= Oscar Røine =

Norwegian trade unionist and politician

Oscar Ragnvald Martinius Røine (7 September 1888 – 2 December 1966) was a Norwegian trade unionist and politician for the Labour Party.

He was hired as a mail carrier in Norway Post at a young age. He advanced to postal officer, and from 1921 he was a board member of the Norwegian Union of Postmen, where he was elected as chairman in 1938. During the occupation of Norway by Nazi Germany he endeavored to keep the Union of Postmen from being usurped by the Nazis. His organization was one of forty-three to protest nazification attempts on 15 May 1941, in a letter addressed directly to Reichskommissar Josef Terboven. This protest of the 43 was met with harsh reactions; already on 12 June 1941 two of the protesters were arrested. On 18 June six more protesters were arrested, including Røine and other union leaders. Røine was imprisoned in Møllergata 19 from 12 June to 31 July 1941.

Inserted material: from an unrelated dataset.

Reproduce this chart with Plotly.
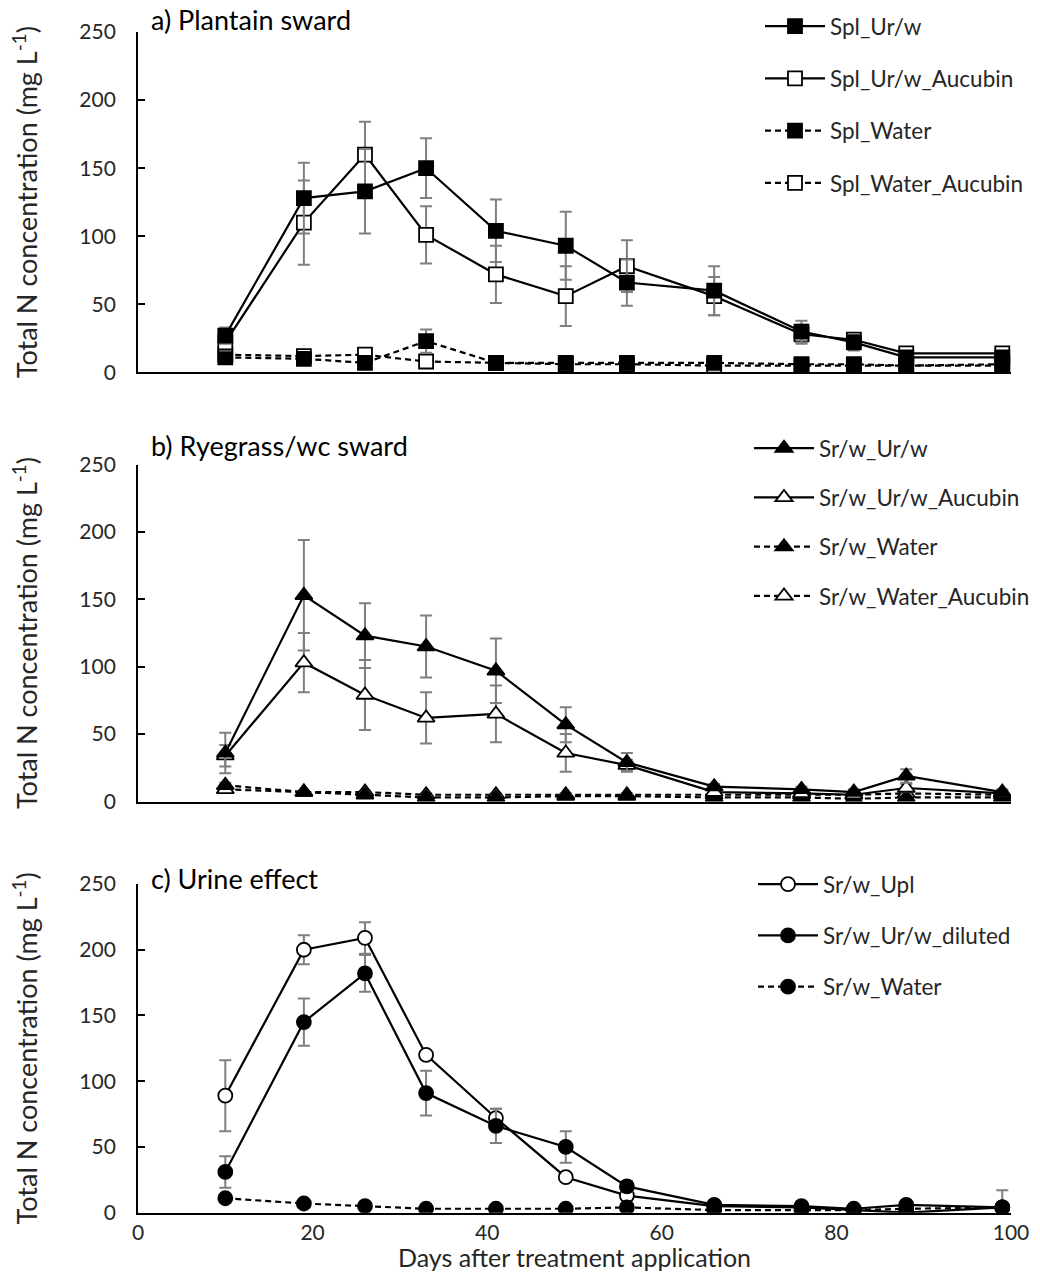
import plotly.graph_objects as go

# Sampling days (days after treatment application)
days = [10, 19, 26, 33, 41, 49, 56, 66, 76, 82, 88, 99]

# a) Plantain sward
spl_urw = [27, 128, 133, 150, 104, 93, 66, 60, 30, 22, 11, 11]
spl_urw_err = [6, 26, 31, 22, 23, 25, 17, 18, 8, 6, 3, 3]
spl_urw_auc = [22, 110, 160, 101, 72, 56, 78, 56, 28, 24, 14, 14]
spl_urw_auc_err = [6, 31, 24, 21, 21, 22, 19, 14, 7, 5, 2, 2]
spl_water = [11, 10, 7, 23, 7, 7, 7, 7, 6, 6, 5, 6]
spl_water_err = [2, 2, 1, 8.5, 1, 1, 1, 1, 1, 1, 1, 1]
spl_water_auc = [13, 12, 13, 8, 7, 6, 6, 5, 5, 5, 5, 5]
spl_water_auc_err = [2, 2, 2, 2, 1, 1, 1, 1, 1, 1, 1, 1]

# b) Ryegrass/white clover sward
srw_urw = [36, 153, 123, 115, 97, 57, 29, 11, 9, 7, 19, 7]
srw_urw_err = [15, 41, 24, 23, 24, 13, 7, 2, 2, 2, 5, 2]
srw_urw_auc = [34, 103, 79, 62, 65, 36, 27, 7, 6, 5, 10, 6]
srw_urw_auc_err = [8, 22, 26, 19, 21, 14, 4, 2, 2, 2, 3, 2]
srw_water = [12, 7, 5, 3, 3, 4, 4, 3, 3, 2, 3, 3]
srw_water_err = [2, 1, 1, 1, 1, 1, 1, 1, 1, 1, 1, 1]
srw_water_auc = [9, 7, 7, 5, 5, 5, 5, 5, 5, 5, 6, 5]
srw_water_auc_err = [2, 1, 1, 1, 1, 1, 1, 1, 1, 1, 1, 1]

# c) Urine effect
srw_upl = [89, 200, 209, 120, 72, 27, 13, 5, 4, 2, 0, 4]
srw_upl_err = [27, 11, 12, 3, 7, 3, 3, 1, 1, 1, 1, 13]
srw_dil = [31, 145, 182, 91, 66, 50, 20, 6, 5, 3, 6, 4]
srw_dil_err = [12, 18, 14, 17, 13, 12, 4, 1, 1, 1, 1, 1]
srw_water_c = [11, 7, 5, 3, 3, 3, 4, 2, 2, 2, 3, 4]
srw_water_c_err = [2, 1, 1, 1, 1, 1, 1, 1, 1, 1, 1, 1]

y_ticks = [0, 50, 100, 150, 200, 250]
x_ticks = [0, 20, 40, 60, 80, 100]

FONT = "Lato"
TXT = "#262626"
ERR_COLOR = "#7f7f7f"
DASH = "6px,4px"

fig = go.Figure()


def add_series(name, y, err, symbol, filled, dashed, xa, ya, legend, rank, size=14):
    fig.add_trace(go.Scatter(
        x=days, y=y, name=name, mode="lines+markers",
        xaxis=xa, yaxis=ya, legend=legend, legendgroup=name + ya,
        legendrank=rank,
        line=dict(color="black", width=2.2, dash=DASH if dashed else "solid"),
        marker=dict(symbol=symbol, size=size,
                    color="black" if filled else "white",
                    line=dict(color="black", width=1.8)),
        error_y=dict(type="data", array=err, color=ERR_COLOR,
                     thickness=2, width=6),
    ))


# panel a (control series drawn first so the urine series sit on top)
add_series("Spl_Water_Aucubin", spl_water_auc, spl_water_auc_err, "square", False, True, "x", "y", "legend", 4)
add_series("Spl_Water", spl_water, spl_water_err, "square", True, True, "x", "y", "legend", 3)
add_series("Spl_Ur/w_Aucubin", spl_urw_auc, spl_urw_auc_err, "square", False, False, "x", "y", "legend", 2)
add_series("Spl_Ur/w", spl_urw, spl_urw_err, "square", True, False, "x", "y", "legend", 1)

# panel b
add_series("Sr/w_Water_Aucubin", srw_water_auc, srw_water_auc_err, "triangle-up", False, True, "x2", "y2", "legend2", 4, 15)
add_series("Sr/w_Water", srw_water, srw_water_err, "triangle-up", True, True, "x2", "y2", "legend2", 3, 15)
add_series("Sr/w_Ur/w_Aucubin", srw_urw_auc, srw_urw_auc_err, "triangle-up", False, False, "x2", "y2", "legend2", 2, 15)
add_series("Sr/w_Ur/w", srw_urw, srw_urw_err, "triangle-up", True, False, "x2", "y2", "legend2", 1, 15)

# panel c
add_series("Sr/w_Upl", srw_upl, srw_upl_err, "circle", False, False, "x3", "y3", "legend3", 1, 14)
add_series("Sr/w_Ur/w_diluted", srw_dil, srw_dil_err, "circle", True, False, "x3", "y3", "legend3", 2, 14)
add_series("Sr/w_Water", srw_water_c, srw_water_c_err, "circle", True, True, "x3", "y3", "legend3", 3, 14)

H = 1272.0
domains = {
    "": (1 - 372.4 / H, 1 - 32 / H),
    "2": (1 - 801.5 / H, 1 - 464.5 / H),
    "3": (1 - 1212.7 / H, 1 - 884 / H),
}

ytitle = "Total N concentration (mg L<sup>-1</sup>)"
axis_common = dict(showline=True, linecolor="black", linewidth=1.8,
                   showgrid=False, zeroline=False, mirror=False)

layout = dict(
    width=1040, height=1272,
    margin=dict(l=138, r=29, t=0, b=0),
    paper_bgcolor="white", plot_bgcolor="white",
    font=dict(family=FONT, color=TXT, size=22),
    showlegend=True,
)

for suffix, (d0, d1) in domains.items():
    layout["xaxis" + suffix] = dict(
        axis_common, range=[0, 100], tickvals=x_ticks, ticks="",
        showticklabels=(suffix == "3"), anchor="y" + suffix,
        tickfont=dict(size=21, family=FONT, color=TXT),
    )
    layout["yaxis" + suffix] = dict(
        axis_common, range=[0, 250], tickvals=y_ticks, ticks="inside",
        ticklen=7, tickwidth=1.8, tickcolor="black",
        ticklabelstandoff=16,
        domain=[d0, d1], anchor="x" + suffix,
        tickfont=dict(size=21, family=FONT, color=TXT),
        title=dict(text=ytitle, font=dict(size=27, family=FONT, color=TXT),
                   standoff=34),
        automargin=False,
    )
    if suffix:
        layout["xaxis" + suffix]["matches"] = "x"

layout["xaxis3"]["title"] = dict(text="Days after treatment application",
                                 font=dict(size=25, family=FONT, color=TXT),
                                 standoff=0)
layout["xaxis3"]["automargin"] = False

W = 1040 - 138 - 29
leg_common = dict(xanchor="left", yanchor="top", bgcolor="rgba(0,0,0,0)",
                  traceorder="grouped",
                  font=dict(size=22.5, family=FONT, color=TXT),
                  itemwidth=60)
layout["legend"] = dict(leg_common, x=(760 - 138) / W, y=1 - 5 / H, tracegroupgap=20)
layout["legend2"] = dict(leg_common, x=(749 - 138) / W, y=1 - 427 / H, tracegroupgap=17)
layout["legend3"] = dict(leg_common, x=(753 - 138) / W, y=1 - 863 / H, tracegroupgap=19)

fig.update_layout(**layout)

panel_titles = [("a) Plantain sward", 19), ("b) Ryegrass/wc sward", 445),
                ("c) Urine effect", 878)]
for text, ypx in panel_titles:
    fig.add_annotation(text=text, xref="paper", yref="paper",
                       x=(149 - 138) / W, y=1 - ypx / H, xanchor="left",
                       yanchor="middle", showarrow=False,
                       font=dict(size=27, family=FONT, color="black"))

fig.write_html("out.html")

Røine re-assumed his leadership in the Norwegian Union of Postmen after the war ended, but stepped down in 1945 and was given a job as stamp controller. He retired in 1954. Røine was also an elected member of Drammen city council from 1927 to 1936. Despite never practising sports himself, he was a football referee and official within Drammens BK and Buskerud District Association of the Football Association.

In July 1951 Røine was awarded the King's Medal of Merit in silver. He received the highest honorary tokens from the Norwegian Union of Postmen and Drammens BK as well as the International Order of Good Templars. He died in December 1966, aged 79.